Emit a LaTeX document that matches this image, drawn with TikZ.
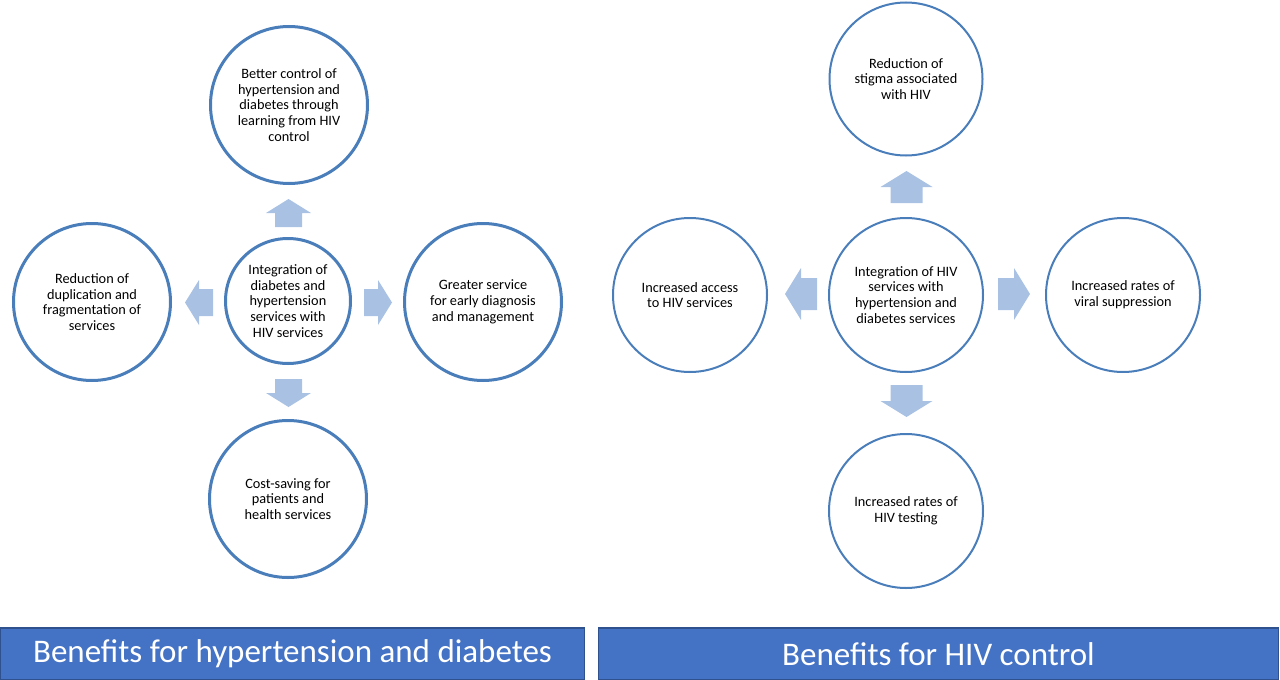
\documentclass[tikz,border=0pt]{standalone}
\usepackage{fontspec}
\setmainfont{Carlito}
\definecolor{ring}{HTML}{4A7EBB}
\definecolor{arrowfill}{HTML}{A9C2E3}
\definecolor{bannerfill}{HTML}{4472C4}
\definecolor{bannerline}{HTML}{2F528F}
\tikzset{
  ringtext/.style={circle, inner sep=0pt, align=center, text=black,
    font=\fontsize{14.3}{15.8}\selectfont},
  ringA/.style={ringtext, draw=ring, line width=3pt, minimum size=#1},
  ringB/.style={ringtext, draw=ring, line width=2pt, minimum size=#1},
  bannerbox/.style={rectangle, fill=bannerfill, draw=bannerline, line width=1.2pt,
    inner sep=0pt, text=white, font=\fontsize{33}{37}\selectfont},
  barrowA/.pic={\fill[arrowfill] (0,-13.5) -- (14,-13.5) -- (14,-22.5) -- (28,0)
      -- (14,22.5) -- (14,13.5) -- (0,13.5) -- cycle;},
  barrowB/.pic={\fill[arrowfill] (0,-16) -- (16,-16) -- (16,-26) -- (32,0)
      -- (16,26) -- (16,16) -- (0,16) -- cycle;}
}
\begin{document}
\begin{tikzpicture}[x=1pt,y=-1pt]
\useasboundingbox (0,0) rectangle (1280,680);
% ---------- left group ----------
\node[ringA=125pt] (lc) at (288,301) {Integration of\\diabetes and\\hypertension\\services with\\HIV services};
\node[ringA=157pt] (lt) at (289,105) {Better control of\\hypertension and\\diabetes through\\learning from HIV\\control};
\node[ringA=157pt] (ll) at (92,302) {Reduction of\\duplication and\\fragmentation of\\services};
\node[ringA=157pt] (lr) at (483,302) {Greater service\\for early diagnosis\\and management};
\node[ringA=157pt] (lb) at (288,499) {Cost-saving for\\patients and\\health services};
\pic[rotate=90] at (288.5,227) {barrowA};
\pic[rotate=-90] at (288.5,379) {barrowA};
\pic[rotate=180] at (213,302.5) {barrowA};
\pic at (364,302.5) {barrowA};
% ---------- right group ----------
\node[ringB=154pt] (rc) at (906,295) {Integration of HIV\\services with\\hypertension and\\diabetes services};
\node[ringB=153pt] (rt) at (906,79) {Reduction of\\stigma associated\\with HIV};
\node[ringB=154pt] (rl) at (690,295) {Increased access\\to HIV services};
\node[ringB=154pt] (rr) at (1123,295) {Increased rates of\\viral suppression};
\node[ringB=154pt] (rb) at (906,511) {Increased rates of\\HIV testing};
\pic[rotate=90] at (906.5,203) {barrowB};
\pic[rotate=-90] at (906.5,385) {barrowB};
\pic[rotate=180] at (817,294) {barrowB};
\pic at (998,294) {barrowB};
% ---------- banners ----------
\node[bannerbox, minimum width=584pt, minimum height=52pt] (bl) at (292.5,654) {Benefits for hypertension and diabetes};
\node[bannerbox, minimum width=680pt, minimum height=52pt] (br) at (938.5,654) {Benefits for HIV control};
\end{tikzpicture}
\end{document}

────────

*WHAT YOU WILL DO:* Copy whichever lines in the listing above contain the word "with".

*ANSWER TO THE PROBLEM:*
Emit a LaTeX document that matches this image, drawn with TikZ.
\node[ringA=125pt] (lc) at (288,301) {Integration of\\diabetes and\\hypertension\\services with\\HIV services};
\node[ringB=154pt] (rc) at (906,295) {Integration of HIV\\services with\\hypertension and\\diabetes services};
\node[ringB=153pt] (rt) at (906,79) {Reduction of\\stigma associated\\with HIV};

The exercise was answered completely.